Records from a data source:
□ □ □ □ □ □ □

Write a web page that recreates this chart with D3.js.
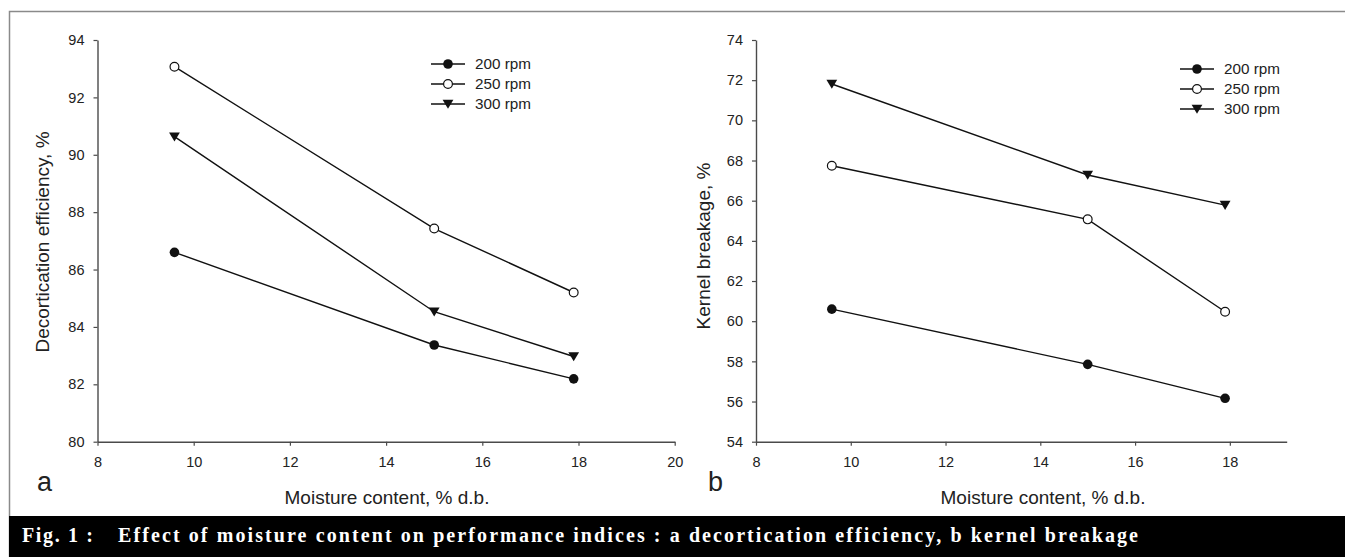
<!DOCTYPE html>
<html><head><meta charset="utf-8">
<script src="https://cdn.jsdelivr.net/npm/d3@7"></script>
<style>body{margin:0;background:#fff}svg{display:block}</style>
</head><body>
<svg id="chart" width="1345" height="557"></svg>
<script>
const moisture = [9.6, 15.0, 17.9];
const seriesNames = ["200 rpm", "250 rpm", "300 rpm"];
const efficiency200 = [86.6, 83.37, 82.19];
const efficiency250 = [93.07, 87.43, 85.2];
const efficiency300 = [90.63, 84.53, 82.97];
const breakage200 = [60.6, 57.85, 56.16];
const breakage250 = [67.74, 65.07, 60.47];
const breakage300 = [71.81, 67.28, 65.78];
const xTicksA = [8, 10, 12, 14, 16, 18, 20];
const yTicksA = [80, 82, 84, 86, 88, 90, 92, 94];
const xTicksB = [8, 10, 12, 14, 16, 18];
const yTicksB = [54, 56, 58, 60, 62, 64, 66, 68, 70, 72, 74];
const captionLead = "Fig. 1 :";
const caption = "Effect of moisture content on performance indices : a decortication efficiency, b kernel breakage";

const svg = d3.select("#chart");
const font = "'Liberation Sans', Arial, sans-serif";

svg.append("path").attr("d", "M9.5,557 L9.5,11.5 L1345,11.5")
  .attr("fill", "none").attr("stroke", "#8a8a8a").attr("stroke-width", 1.5);

function panel(cfg) {
  const x = d3.scaleLinear().domain(cfg.xDomain).range(cfg.xRange);
  const y = d3.scaleLinear().domain(cfg.yDomain).range([441.7, 40]);
  const g = svg.append("g");
  const axisColor = "#4a4a4a";
  const xa = g.append("g").attr("transform", `translate(0,${y(cfg.yDomain[0])})`)
    .call(d3.axisBottom(x).tickValues(cfg.xTicks).tickSize(4).tickSizeOuter(0).tickPadding(11).tickFormat(d3.format("d")));
  const ya = g.append("g").attr("transform", `translate(${x(cfg.xDomain[0])},0)`)
    .call(d3.axisLeft(y).tickValues(cfg.yTicks).tickSize(4).tickSizeOuter(0).tickPadding(9).tickFormat(d3.format("d")));
  [xa, ya].forEach(a => {
    a.attr("font-size", 14.5).attr("font-family", font);
    a.select(".domain").attr("stroke", axisColor).attr("stroke-width", 1.4);
    a.selectAll(".tick line").attr("stroke", axisColor).attr("stroke-width", 1.2);
    a.selectAll("text").attr("fill", "#222");
  });
  g.append("text").attr("x", cfg.xTitleX).attr("y", 504).attr("text-anchor", "middle")
    .style("font-family", font).style("font-size", "19px").attr("fill", "#222").text("Moisture content, % d.b.");
  g.append("text").attr("transform", `translate(${cfg.yTitleX},${cfg.yTitleY}) rotate(-90)`)
    .attr("text-anchor", "middle").style("font-family", font).style("font-size", "19px").attr("fill", "#222").text(cfg.yTitle);
  g.append("text").attr("x", cfg.letterX).attr("y", 491).style("font-family", font).style("font-size", "27px")
    .attr("fill", "#222").text(cfg.letter);

  const line = d3.line().x((d, i) => x(moisture[i])).y(d => y(d));
  cfg.series.forEach((vals, si) => {
    g.append("path").attr("d", line(vals)).attr("fill", "none").attr("stroke", "#111").attr("stroke-width", 1.4);
    vals.forEach((v, i) => marker(g, si, x(moisture[i]), y(v)));
  });
  seriesNames.forEach((name, si) => {
    const ly = cfg.legY + si * 20;
    g.append("line").attr("x1", cfg.legX).attr("x2", cfg.legX + 34).attr("y1", ly).attr("y2", ly)
      .attr("stroke", "#111").attr("stroke-width", 1.4);
    marker(g, si, cfg.legX + 17, ly);
    g.append("text").attr("x", cfg.legX + 44).attr("y", ly + 5).style("font-family", font).style("font-size", "14.5px")
      .attr("textLength", 56).attr("lengthAdjust", "spacingAndGlyphs")
      .attr("fill", "#222").text(name);
  });
}

function marker(g, si, cx, cy) {
  if (si === 0) {
    g.append("circle").attr("cx", cx).attr("cy", cy).attr("r", 4.8).attr("fill", "#111");
  } else if (si === 1) {
    g.append("circle").attr("cx", cx).attr("cy", cy).attr("r", 4.4).attr("fill", "#fff").attr("stroke", "#111").attr("stroke-width", 1.2);
  } else {
    g.append("path").attr("d", `M${cx - 5.4},${cy - 4.3} L${cx + 5.4},${cy - 4.3} L${cx},${cy + 4.8} Z`).attr("fill", "#111");
  }
}

panel({
  xDomain: [8, 20], xRange: [97.5, 674.7], yDomain: [80, 94],
  xTicks: xTicksA, yTicks: yTicksA,
  series: [efficiency200, efficiency250, efficiency300],
  xTitleX: 387, yTitleX: 48.5, yTitleY: 242, yTitle: "Decortication efficiency, %",
  letter: "a", letterX: 37, legX: 431, legY: 64
});
panel({
  xDomain: [8, 19.2], xRange: [756, 1286.7], yDomain: [54, 74],
  xTicks: xTicksB, yTicks: yTicksB,
  series: [breakage200, breakage250, breakage300],
  xTitleX: 1043, yTitleX: 710, yTitleY: 246, yTitle: "Kernel breakage, %",
  letter: "b", letterX: 708, legX: 1180, legY: 69
});

const serif = "'Liberation Serif', 'Times New Roman', serif";
svg.append("rect").attr("x", 9).attr("y", 516).attr("width", 1336).attr("height", 41).attr("fill", "#000");
svg.append("text").attr("x", 22).attr("y", 542).attr("fill", "#fff")
  .style("font-family", serif).style("font-weight", "bold").style("font-size", "20px")
  .attr("textLength", 71).attr("lengthAdjust", "spacing").text(captionLead);
svg.append("text").attr("x", 118).attr("y", 542).attr("fill", "#fff")
  .style("font-family", serif).style("font-weight", "bold").style("font-size", "20px")
  .attr("textLength", 1020).attr("lengthAdjust", "spacing").text(caption);
</script>
</body></html>
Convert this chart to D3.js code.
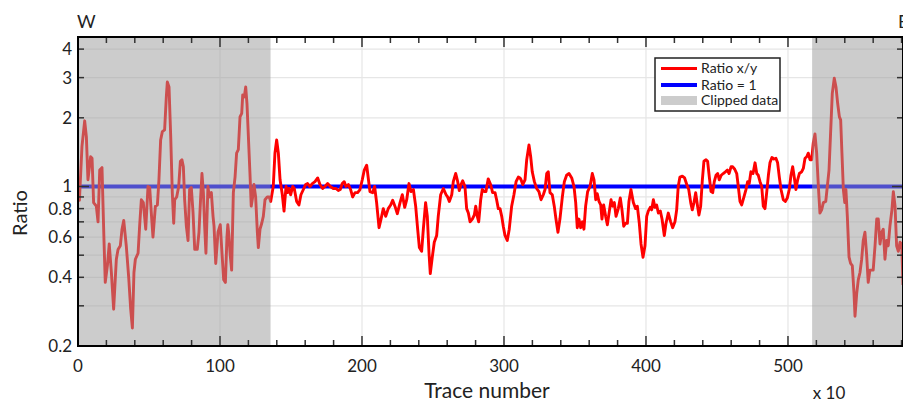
<!DOCTYPE html>
<html>
<head>
<meta charset="utf-8">
<script src="https://cdn.jsdelivr.net/npm/d3@7"></script>
<style>
  body { margin: 0; background: #fff; }
  text { font-family: Lato, "Open Sans", sans-serif; fill: #222; }
</style>
</head>
<body>
<script>
// trace number (x10) and ratio x/y
const traceNo = [
  0.5,1,2.8,4.7,5.9,7,8.9,9.9,11,12.9,14.1,15.3,16.9,18.3,19.2,20.7,22,23.5,25.1,27,28.2,29.8,31,32.2,34,35.7,37.1,38.3,39.4,40.4,
  42.3,43.4,44.6,46,47.7,49.3,50.5,51.6,52.8,54.5,55.9,57,58.2,59.4,61,62.2,62.9,64.1,65.3,66.4,67.4,68.1,69.5,70.9,72.1,73.2,74.2,75.1,76.3,77.5,
  78.6,79.8,81,82.2,84,85.2,86.4,87.3,88.3,89.2,90.1,91.5,92.5,93.9,95.1,95.8,97,98.6,100.2,101.4,102.6,103.8,104.9,105.5,106.2,107.2,108.2,109.4,110.6,111.7,
  112.9,114.1,115.3,116,117.1,118.1,119,120,121.1,122,123,123.9,125.1,126.3,127,128.2,129.4,130.5,131.7,133.3,134.7,135.7,137.5,138.7,139.9,141.1,142.3,143.9,145.1,146.5,
  147.7,148.6,149.8,151.2,152.3,154,155.6,157,158.7,160.3,161.7,163.4,165,166.9,168.8,170.4,172.3,173.9,175.8,177.7,179.8,181.7,183.3,184.7,186.1,187.5,188.7,190.4,192,193.4,
  195.1,196.9,198.6,200.2,201.6,203.3,204.4,205.6,207.5,208.9,210.3,212,213.4,215,216.7,218.5,220.2,221.6,223.2,224.9,226.8,228.4,230.1,231.5,233.1,234.5,236.2,237.8,239.2,240.4,
  242,243.2,244.8,246,247.2,248.1,249.5,250.9,252.6,253.7,255.4,257.3,259.2,260.3,261.5,263.2,264.3,266,267.4,268.5,269.7,270.9,272.5,273.7,274.9,276.1,277.7,279.1,280.1,281.2,
  282.2,283.6,284.7,286.1,287.3,288.9,290.6,292,293.7,294.8,296,297.2,298.4,299.5,300.7,302.3,303.7,305.4,307,308.5,310.1,311.3,312,313.2,314.8,316,317.6,318.8,319.9,321.4,
  323,324.6,326.1,327.7,328.9,330.1,331.2,332.4,334,335.4,336.6,338,339.4,341.1,342.5,344.1,345.8,347.7,349.3,350.5,351.6,352.8,354,355.2,356.3,357.5,358.9,360.6,362.2,363.4,
  364.6,365.7,366.9,368.1,369,370.2,371.6,372.8,374.2,375.4,376.5,377.7,378.9,380.5,381.9,383.1,384.3,385.7,386.9,388,389.4,391.1,392.7,393.9,395.3,396.5,397.9,399.3,400.5,401.6,
  403,404,405.2,406.3,407.5,408.7,410.1,411.3,412.9,414.1,415.7,417.4,418.8,420.4,421.6,422.7,423.9,425.6,427.2,428.7,430.1,431.5,432.6,433.8,435,436.2,437.3,438.5,439.7,440.8,
  442.3,443.4,444.6,445.8,447,448.1,449.3,450.5,451.6,453,454.4,455.9,457.3,458.5,459.9,461.1,462.5,463.9,465,466.2,467.4,469,470.4,471.6,472.7,473.9,475.4,476.8,478,479.1,
  480.3,481.5,482.6,483.8,485,486.2,487.3,488.7,490.1,491.5,492.7,493.9,495.1,496.7,498.1,499.5,500.9,502.1,503.3,504.5,505.6,506.8,508,509.6,510.8,512,513.2,514.3,515.5,516.7,
  517.8,519,520.2,521.4,522.5,523.7,524.9,526.6,527.7,528.9,530.1,531.2,532.6,533.8,535,536.2,537.1,538,539,540,540.8,541.8,543,544.1,545.3,546.5,547.2,548.4,549.5,550.7,
  551.9,553,554.2,555.4,556.5,557.7,558.9,560,561.3,562.5,563.6,564.8,566,567.1,568.3,569.5,570.6,571.8,573.2,574.2,575.4,576.5,577.7,578.9,580.1,581
];
const ratioXY = [
  0.88,0.87,1.5,1.94,1.65,1.07,1.35,1.33,0.85,0.82,0.70,1.18,1.21,0.58,0.38,0.45,0.56,0.42,0.29,0.48,0.53,0.55,0.65,0.71,0.55,0.40,0.29,0.24,0.42,0.48,
  0.51,0.67,0.875,0.85,0.65,1.0,0.99,0.77,0.60,0.82,0.83,1.07,1.6,1.74,1.77,2.47,2.87,2.73,1.65,0.94,0.69,0.875,0.9,1.0,1.29,1.31,1.22,0.875,0.67,0.58,
  0.97,0.99,0.77,0.53,0.53,0.63,0.9,1.14,0.94,0.67,0.51,1.0,0.9,0.94,0.74,0.67,0.46,0.63,0.68,0.51,0.39,0.38,0.6,0.68,0.62,0.5,0.43,0.94,1.1,1.40,
  1.45,2.02,2.09,2.52,2.47,2.73,2.31,1.65,1.14,0.82,0.9,1.02,0.9,0.63,0.54,0.65,0.69,0.74,0.875,0.9,0.9,0.86,1.0,1.40,1.6,1.4,1.07,0.92,0.78,1.0,
  0.94,0.98,0.92,1.0,0.98,0.86,0.83,0.92,0.97,1.02,1.03,1.0,1.03,1.05,1.09,1.02,0.98,1.0,1.03,1.0,0.98,0.98,0.96,0.97,1.03,1.05,1.0,1.02,0.97,0.9,
  0.94,0.94,0.97,1.07,1.18,1.24,1.09,0.95,0.94,1.0,0.85,0.66,0.72,0.80,0.74,0.80,0.83,0.87,0.82,0.76,0.85,0.92,0.81,0.875,1.03,0.95,0.97,0.82,0.65,0.54,
  0.52,0.65,0.85,0.74,0.51,0.415,0.49,0.57,0.61,0.74,0.92,0.98,0.92,0.9,0.86,0.92,1.05,1.14,1.05,0.96,1.02,1.06,1.0,0.80,0.765,0.70,0.72,0.75,0.82,0.74,
  0.70,0.875,0.97,0.95,0.95,1.08,1.02,0.94,0.94,0.875,0.80,0.80,0.74,0.67,0.61,0.58,0.65,0.82,0.92,1.05,1.1,1.09,1.07,1.02,1.07,1.31,1.52,1.35,1.16,1.05,
  0.98,0.95,0.875,0.92,0.97,1.14,1.16,0.94,0.92,0.82,0.72,0.63,0.72,0.9,1.05,1.12,1.14,1.09,1.0,0.85,0.66,0.72,0.66,0.70,0.65,0.82,0.95,1.0,1.14,1.07,
  0.875,0.93,0.86,0.83,0.72,0.83,0.74,0.68,0.78,0.875,0.82,0.85,0.74,0.80,0.89,0.79,0.67,0.69,0.69,0.86,0.97,0.85,0.80,0.82,0.69,0.56,0.49,0.55,0.74,0.78,
  0.81,0.79,0.875,0.81,0.83,0.765,0.78,0.72,0.61,0.69,0.765,0.70,0.66,0.70,0.79,1.0,1.1,1.11,1.09,1.02,0.97,0.85,0.79,0.85,0.94,0.83,0.75,0.82,1.07,1.29,
  1.31,1.29,1.1,0.95,0.94,1.05,1.12,1.14,1.07,1.12,1.14,1.16,1.18,1.14,1.22,1.22,1.19,1.14,1.0,0.86,0.83,0.9,0.97,1.05,1.03,1.16,1.14,1.27,1.14,1.12,
  1.05,1.0,0.82,0.80,0.94,1.12,1.27,1.34,1.32,1.33,1.27,1.1,0.97,0.875,0.86,0.89,0.97,1.12,1.22,1.09,0.97,1.07,1.14,1.16,1.2,1.33,1.35,1.40,1.31,1.31,
  1.55,1.70,1.40,1.0,0.765,0.79,0.85,0.86,1.0,1.18,1.77,2.56,2.98,2.73,2.31,2.02,1.96,1.40,0.97,0.85,0.97,0.74,0.49,0.46,0.45,0.34,0.27,0.34,0.39,0.42,
  0.48,0.58,0.63,0.50,0.38,0.43,0.43,0.43,0.55,0.72,0.72,0.56,0.63,0.65,0.48,0.58,0.55,0.67,0.79,0.95,0.82,0.55,0.52,0.57,0.56,0.37
];
const clippedStart = [0, 517];
const clippedEnd = [135.6, 581];
const yTicks = [0.2, 0.3, 0.4, 0.5, 0.6, 0.7, 0.8, 0.9, 1, 2, 3, 4];
const yLabels = [0.2, 0.4, 0.6, 0.8, 1, 2, 3, 4];
const xMajor = [0, 100, 200, 300, 400, 500];
const xMinor = d3.range(0, 581, 20);
const legendNames = ["Ratio x/y", "Ratio = 1", "Clipped data"];

(() => {
  const width = 903, height = 403;
  const plotLeft = 78, plotRight = 903, plotTop = 37, plotBottom = 346;

  const x = d3.scaleLinear().domain([0, 581]).range([plotLeft, plotRight]);
  const y = d3.scaleLog().domain([0.2, 4.52]).range([plotBottom, plotTop]);

  const svg = d3.create("svg")
    .attr("width", width)
    .attr("height", height)
    .attr("viewBox", [0, 0, width, height]);

  svg.append("clipPath").attr("id", "plot")
    .append("rect")
    .attr("x", plotLeft).attr("y", plotTop)
    .attr("width", plotRight - plotLeft).attr("height", plotBottom - plotTop);

  // grid
  svg.append("g")
    .selectAll("line")
    .data(yTicks)
    .join("line")
    .attr("x1", plotLeft).attr("x2", plotRight)
    .attr("y1", d => y(d)).attr("y2", d => y(d))
    .attr("stroke", "#e6e6e6").attr("stroke-width", 1.2);

  svg.append("g")
    .selectAll("line")
    .data(xMajor.slice(1))
    .join("line")
    .attr("x1", d => x(d)).attr("x2", d => x(d))
    .attr("y1", plotTop).attr("y2", plotBottom)
    .attr("stroke", "#e6e6e6").attr("stroke-width", 1.2);

  const plot = svg.append("g").attr("clip-path", "url(#plot)");

  plot.append("line")
    .attr("x1", x(0)).attr("x2", x(581))
    .attr("y1", y(1)).attr("y2", y(1))
    .attr("stroke", "#0000ff").attr("stroke-width", 4);

  const pts = traceNo.map((t, i) => [t, ratioXY[i]]);
  plot.append("path")
    .datum(pts)
    .attr("fill", "none")
    .attr("stroke", "#ff0000")
    .attr("stroke-width", 2.9)
    .attr("stroke-linejoin", "round")
    .attr("d", d3.line().x(d => x(d[0])).y(d => y(d[1])));

  // clipped data shading sits on top of the lines
  plot.append("g")
    .selectAll("rect")
    .data(clippedStart)
    .join("rect")
    .attr("x", d => x(d))
    .attr("width", (d, i) => x(clippedEnd[i]) - x(d))
    .attr("y", plotTop).attr("height", plotBottom - plotTop)
    .attr("fill", "#9b9b9b")
    .attr("fill-opacity", 0.51);

  // ticks
  const tk = svg.append("g").attr("stroke", "#333").attr("stroke-width", 1.5);
  xMinor.forEach(d => {
    const len = xMajor.includes(d) ? 10 : 6;
    tk.append("line").attr("x1", x(d)).attr("x2", x(d)).attr("y1", plotBottom).attr("y2", plotBottom - len);
    tk.append("line").attr("x1", x(d)).attr("x2", x(d)).attr("y1", plotTop).attr("y2", plotTop + len);
  });
  yTicks.forEach(d => {
    const len = d === 1 ? 11 : 6;
    tk.append("line").attr("x1", plotLeft).attr("x2", plotLeft + len).attr("y1", y(d)).attr("y2", y(d));
    tk.append("line").attr("x1", plotRight).attr("x2", plotRight - len).attr("y1", y(d)).attr("y2", y(d));
  });

  // box
  svg.append("rect")
    .attr("x", plotLeft).attr("y", plotTop)
    .attr("width", plotRight - plotLeft).attr("height", plotBottom - plotTop)
    .attr("fill", "none").attr("stroke", "#000").attr("stroke-width", 2);

  // tick labels
  svg.append("g")
    .selectAll("text")
    .data(yLabels)
    .join("text")
    .attr("x", plotLeft - 6)
    .attr("y", d => y(d))
    .attr("dy", "0.35em")
    .attr("text-anchor", "end")
    .attr("font-size", 17)
    .text(d => d);

  svg.append("g")
    .selectAll("text")
    .data(xMajor)
    .join("text")
    .attr("x", d => x(d))
    .attr("y", 372)
    .attr("text-anchor", "middle")
    .attr("font-size", 17)
    .text(d => d);

  svg.append("text").attr("x", 487).attr("y", 398).attr("text-anchor", "middle")
    .attr("font-size", 21).text("Trace number");
  svg.append("text").attr("x", 829).attr("y", 399).attr("text-anchor", "middle")
    .attr("font-size", 17).text("x 10");
  svg.append("text").attr("transform", "translate(27,213) rotate(-90)").attr("text-anchor", "middle")
    .attr("font-size", 20).text("Ratio");
  svg.append("text").attr("x", 77).attr("y", 28).attr("font-size", 18).text("W");
  // the E label sits at the very edge, partly outside the frame as in the source
  svg.append("text").attr("x", 898).attr("y", 28).attr("font-size", 18).text("E");

  // legend
  const lg = svg.append("g").attr("transform", "translate(655,58)");
  lg.append("rect").attr("width", 125).attr("height", 53)
    .attr("fill", "#fff").attr("stroke", "#222").attr("stroke-width", 1.5);
  const rows = [10.5, 27, 42.5];
  lg.append("line").attr("x1", 6).attr("x2", 42).attr("y1", rows[0]).attr("y2", rows[0])
    .attr("stroke", "#ff0000").attr("stroke-width", 3);
  lg.append("line").attr("x1", 6).attr("x2", 42).attr("y1", rows[1]).attr("y2", rows[1])
    .attr("stroke", "#0000ff").attr("stroke-width", 4);
  lg.append("rect").attr("x", 6).attr("y", rows[2] - 4.5).attr("width", 36).attr("height", 9)
    .attr("fill", "#cccccc");
  lg.selectAll("text.lbl")
    .data(legendNames)
    .join("text")
    .attr("class", "lbl")
    .attr("x", 46)
    .attr("y", (d, i) => rows[i])
    .attr("dy", "0.35em")
    .attr("font-size", 14)
    .text(d => d);

  d3.select("body").append(() => svg.node());
})();
</script>
</body>
</html>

□ □ □ □ □ □ □

Gather all lines of the records that include the word "this".

*Answer*
Write a web page that recreates this chart with D3.js.
Convert this chart to D3.js code.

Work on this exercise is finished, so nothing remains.